━━━ INFORMATION SUPPLIED

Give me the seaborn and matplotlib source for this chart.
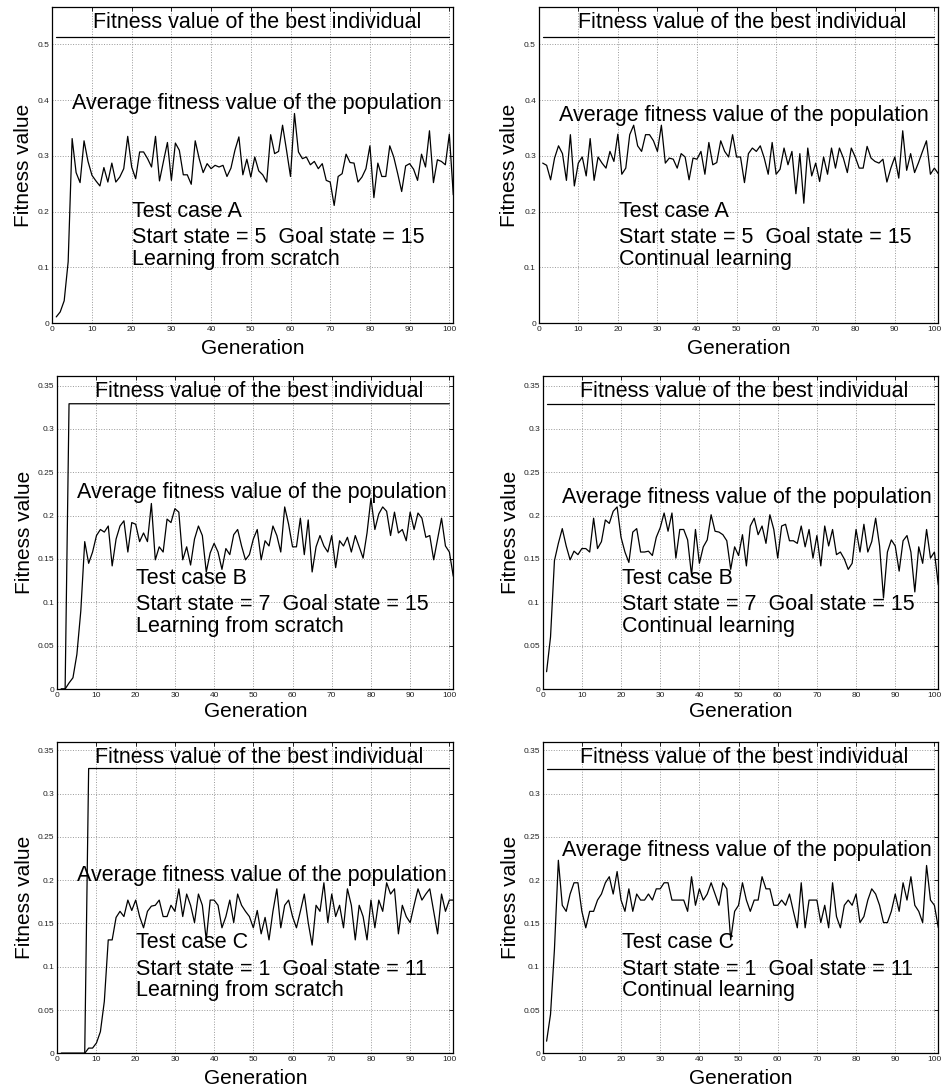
import numpy as np
import pandas as pd
import matplotlib
matplotlib.use("Agg")
import matplotlib.pyplot as plt
import seaborn as sns

# Average fitness per generation, generations 1..101
avg_a_scratch = [0.011, 0.02, 0.04, 0.11, 0.331, 0.27, 0.252, 0.327, 0.29, 0.265,
                 0.255, 0.246, 0.279, 0.253, 0.287, 0.253, 0.262, 0.277, 0.335, 0.28,
                 0.259, 0.307, 0.307, 0.295, 0.28, 0.335, 0.255, 0.29, 0.324, 0.256,
                 0.323, 0.31, 0.266, 0.266, 0.249, 0.327, 0.295, 0.27, 0.286, 0.277,
                 0.283, 0.28, 0.283, 0.263, 0.278, 0.31, 0.334, 0.266, 0.294, 0.262,
                 0.298, 0.273, 0.266, 0.253, 0.338, 0.304, 0.308, 0.355, 0.31, 0.263,
                 0.376, 0.307, 0.295, 0.298, 0.284, 0.29, 0.277, 0.286, 0.256, 0.253,
                 0.211, 0.263, 0.268, 0.303, 0.288, 0.287, 0.253, 0.262, 0.277, 0.318,
                 0.225, 0.287, 0.263, 0.263, 0.318, 0.298, 0.268, 0.236, 0.282, 0.286,
                 0.276, 0.256, 0.303, 0.28, 0.345, 0.252, 0.293, 0.29, 0.284, 0.339,
                 0.23]
avg_a_continual = [0.287, 0.283, 0.257, 0.296, 0.318, 0.304, 0.256, 0.338, 0.246, 0.287,
                   0.298, 0.264, 0.331, 0.256, 0.298, 0.287, 0.278, 0.308, 0.29, 0.339,
                   0.267, 0.278, 0.338, 0.355, 0.318, 0.308, 0.338, 0.338, 0.327, 0.308,
                   0.355, 0.287, 0.296, 0.294, 0.278, 0.304, 0.298, 0.257, 0.296, 0.294,
                   0.308, 0.267, 0.324, 0.284, 0.288, 0.327, 0.308, 0.298, 0.338, 0.298,
                   0.298, 0.252, 0.304, 0.314, 0.308, 0.318, 0.296, 0.267, 0.324, 0.267,
                   0.276, 0.314, 0.284, 0.308, 0.232, 0.304, 0.215, 0.314, 0.264, 0.287,
                   0.254, 0.298, 0.267, 0.314, 0.278, 0.314, 0.296, 0.27, 0.314, 0.298,
                   0.278, 0.278, 0.317, 0.296, 0.29, 0.287, 0.294, 0.253, 0.278, 0.298,
                   0.26, 0.345, 0.274, 0.304, 0.27, 0.288, 0.308, 0.327, 0.267, 0.278,
                   0.268]
avg_b_scratch = [0.0, 0.0, 0.007, 0.013, 0.04, 0.09, 0.17, 0.145, 0.158, 0.177,
                 0.184, 0.181, 0.188, 0.142, 0.173, 0.188, 0.194, 0.158, 0.192, 0.19,
                 0.17, 0.18, 0.17, 0.214, 0.149, 0.164, 0.158, 0.196, 0.192, 0.208,
                 0.204, 0.149, 0.164, 0.143, 0.173, 0.188, 0.177, 0.135, 0.157, 0.168,
                 0.158, 0.138, 0.162, 0.155, 0.178, 0.184, 0.165, 0.149, 0.155, 0.173,
                 0.184, 0.149, 0.171, 0.165, 0.188, 0.177, 0.158, 0.21, 0.19, 0.164,
                 0.164, 0.197, 0.155, 0.195, 0.135, 0.164, 0.177, 0.165, 0.158, 0.177,
                 0.14, 0.171, 0.165, 0.175, 0.158, 0.177, 0.164, 0.151, 0.18, 0.22,
                 0.184, 0.202, 0.21, 0.205, 0.177, 0.204, 0.18, 0.184, 0.171, 0.204,
                 0.184, 0.203, 0.197, 0.175, 0.177, 0.149, 0.173, 0.197, 0.165, 0.158,
                 0.13]
avg_b_continual = [0.02, 0.06, 0.148, 0.168, 0.185, 0.165, 0.149, 0.159, 0.155, 0.162,
                   0.162, 0.158, 0.197, 0.162, 0.17, 0.195, 0.191, 0.205, 0.21, 0.175,
                   0.158, 0.146, 0.181, 0.185, 0.158, 0.158, 0.159, 0.154, 0.175, 0.186,
                   0.203, 0.182, 0.203, 0.151, 0.184, 0.184, 0.172, 0.131, 0.184, 0.145,
                   0.164, 0.172, 0.201, 0.182, 0.181, 0.178, 0.171, 0.138, 0.164, 0.154,
                   0.178, 0.142, 0.188, 0.197, 0.178, 0.188, 0.168, 0.201, 0.184, 0.151,
                   0.188, 0.19, 0.171, 0.171, 0.168, 0.188, 0.164, 0.184, 0.151, 0.177,
                   0.142, 0.188, 0.165, 0.184, 0.155, 0.158, 0.15, 0.138, 0.145, 0.184,
                   0.158, 0.19, 0.158, 0.17, 0.197, 0.165, 0.105, 0.158, 0.172, 0.165,
                   0.136, 0.171, 0.177, 0.158, 0.112, 0.164, 0.145, 0.184, 0.151, 0.158,
                   0.12]
avg_c_scratch = [0.0, 0.0, 0.0, 0.0, 0.0, 0.0, 0.0, 0.006, 0.006, 0.012,
                 0.025, 0.06, 0.131, 0.131, 0.157, 0.164, 0.158, 0.177, 0.165, 0.177,
                 0.158, 0.145, 0.164, 0.17, 0.171, 0.177, 0.158, 0.158, 0.171, 0.164,
                 0.19, 0.158, 0.184, 0.171, 0.151, 0.184, 0.171, 0.131, 0.177, 0.177,
                 0.171, 0.145, 0.158, 0.177, 0.151, 0.184, 0.171, 0.164, 0.158, 0.145,
                 0.165, 0.138, 0.157, 0.131, 0.164, 0.19, 0.145, 0.171, 0.177, 0.158,
                 0.145, 0.164, 0.184, 0.151, 0.125, 0.171, 0.164, 0.197, 0.151, 0.184,
                 0.158, 0.171, 0.145, 0.19, 0.171, 0.131, 0.171, 0.158, 0.131, 0.177,
                 0.145, 0.177, 0.164, 0.197, 0.184, 0.19, 0.138, 0.171, 0.158, 0.151,
                 0.171, 0.19, 0.177, 0.184, 0.19, 0.164, 0.138, 0.184, 0.164, 0.177,
                 0.177]
avg_c_continual = [0.014, 0.045, 0.12, 0.223, 0.171, 0.164, 0.184, 0.197, 0.197, 0.164,
                   0.145, 0.164, 0.164, 0.177, 0.184, 0.197, 0.204, 0.184, 0.21, 0.177,
                   0.164, 0.19, 0.164, 0.184, 0.177, 0.177, 0.184, 0.177, 0.19, 0.19,
                   0.197, 0.197, 0.177, 0.177, 0.177, 0.177, 0.164, 0.204, 0.171, 0.19,
                   0.177, 0.184, 0.197, 0.184, 0.171, 0.197, 0.19, 0.131, 0.164, 0.171,
                   0.197, 0.177, 0.164, 0.177, 0.177, 0.204, 0.19, 0.19, 0.171, 0.171,
                   0.177, 0.171, 0.184, 0.164, 0.145, 0.197, 0.145, 0.177, 0.177, 0.177,
                   0.151, 0.171, 0.145, 0.197, 0.158, 0.145, 0.171, 0.177, 0.171, 0.184,
                   0.151, 0.158, 0.177, 0.19, 0.184, 0.171, 0.151, 0.151, 0.164, 0.184,
                   0.164, 0.197, 0.177, 0.204, 0.171, 0.164, 0.151, 0.217, 0.177, 0.171,
                   0.145]

# Best individual fitness, generations 1..100
best_a_scratch = [0.514] * 100
best_a_continual = [0.514] * 100
best_b_scratch = [0.0, 0.0] + [0.329] * 98
best_b_continual = [0.329] * 100
best_c_scratch = [0.0] * 7 + [0.329] * 93
best_c_continual = [0.329] * 100

case_lines = [
    ("Test case A", "Start state = 5  Goal state = 15"),
    ("Test case B", "Start state = 7  Goal state = 15"),
    ("Test case C", "Start state = 1  Goal state = 11"),
]
modes = ["Learning from scratch", "Continual learning"]

panels = [
    # avg, best, case idx, mode idx, axes rect, ymax, yticks, avg text y, ylabel x, xlabel y
    (avg_a_scratch, best_a_scratch, 0, 0, [0.0555, 0.7031, 0.4257, 0.2904], 0.567,
     [0, 0.1, 0.2, 0.3, 0.4, 0.5], 0.696, -0.047, -0.049),
    (avg_a_continual, best_a_continual, 0, 1, [0.5719, 0.7031, 0.4242, 0.2904], 0.567,
     [0, 0.1, 0.2, 0.3, 0.4, 0.5], 0.658, -0.049, -0.049),
    (avg_b_scratch, best_b_scratch, 1, 0, [0.0608, 0.3667, 0.4204, 0.2877], 0.361,
     [0, 0.05, 0.1, 0.15, 0.2, 0.25, 0.3, 0.35], 0.628, -0.060, -0.041),
    (avg_b_continual, best_b_continual, 1, 1, [0.5761, 0.3667, 0.4200, 0.2877], 0.361,
     [0, 0.05, 0.1, 0.15, 0.2, 0.25, 0.3, 0.35], 0.612, -0.058, -0.041),
    (avg_c_scratch, best_c_scratch, 2, 0, [0.0608, 0.0319, 0.4204, 0.2864], 0.36,
     [0, 0.05, 0.1, 0.15, 0.2, 0.25, 0.3, 0.35], 0.572, -0.060, -0.049),
    (avg_c_continual, best_c_continual, 2, 1, [0.5761, 0.0319, 0.4200, 0.2864], 0.36,
     [0, 0.05, 0.1, 0.15, 0.2, 0.25, 0.3, 0.35], 0.65, -0.058, -0.049),
]

sns.set_style("white")
plt.rcParams['font.family'] = ['Liberation Sans', 'DejaVu Sans']
plt.rcParams['text.color'] = 'black'
plt.rcParams['axes.labelcolor'] = 'black'

fig = plt.figure(figsize=(9.42, 10.88), dpi=100)
big = 15.5

for avg, best, ci, mi, rect, ymax, yticks, avg_y, ylab_x, xlab_y in panels:
    ax = fig.add_axes(rect)
    df_avg = pd.DataFrame({'Generation': np.arange(1, len(avg) + 1), 'Fitness': avg})
    df_best = pd.DataFrame({'Generation': np.arange(1, len(best) + 1), 'Fitness': best})
    sns.lineplot(data=df_avg, x='Generation', y='Fitness', ax=ax, color='black',
                 linewidth=0.9, estimator=None)
    sns.lineplot(data=df_best, x='Generation', y='Fitness', ax=ax, color='black',
                 linewidth=0.9, estimator=None)

    ax.set_xlim(0, 101)
    ax.set_ylim(0, ymax)
    ax.set_xticks(range(0, 101, 10))
    ax.set_yticks(yticks)
    ax.set_yticklabels(['%g' % t for t in yticks])
    ax.tick_params(direction='in', top=True, right=True, length=3, width=0.6,
                   labelsize=6, pad=2, colors='black', labelcolor='#222222')
    ax.grid(True, linestyle=':', color='#999999', linewidth=0.7)
    for s in ax.spines.values():
        s.set_color('black')
        s.set_linewidth(0.9)

    ax.set_xlabel('Generation', fontsize=15)
    ax.set_ylabel('Fitness value', fontsize=15)
    ax.xaxis.set_label_coords(0.5, xlab_y)
    ax.yaxis.set_label_coords(ylab_x, 0.5)

    ax.text(0.51, 0.95, 'Fitness value of the best individual', transform=ax.transAxes,
            ha='center', va='center', fontsize=big)
    ax.text(0.05, avg_y, 'Average fitness value of the population', transform=ax.transAxes,
            ha='left', va='center', fontsize=big)
    ax.text(0.2, 0.354, case_lines[ci][0], transform=ax.transAxes,
            ha='left', va='center', fontsize=big)
    ax.text(0.2, 0.27, case_lines[ci][1], transform=ax.transAxes,
            ha='left', va='center', fontsize=big)
    ax.text(0.2, 0.2, modes[mi], transform=ax.transAxes,
            ha='left', va='center', fontsize=big)

fig.savefig('out.png', dpi=100)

━━━━━━

**REQUIREMENTS:**
Repeat only the lines between the start of the data and the line with "import seaborn as sns", including those two lines, and skip the pictures.

**WRITTEN RESPONSE:**
Give me the seaborn and matplotlib source for this chart.
import numpy as np
import pandas as pd
import matplotlib
matplotlib.use("Agg")
import matplotlib.pyplot as plt
import seaborn as sns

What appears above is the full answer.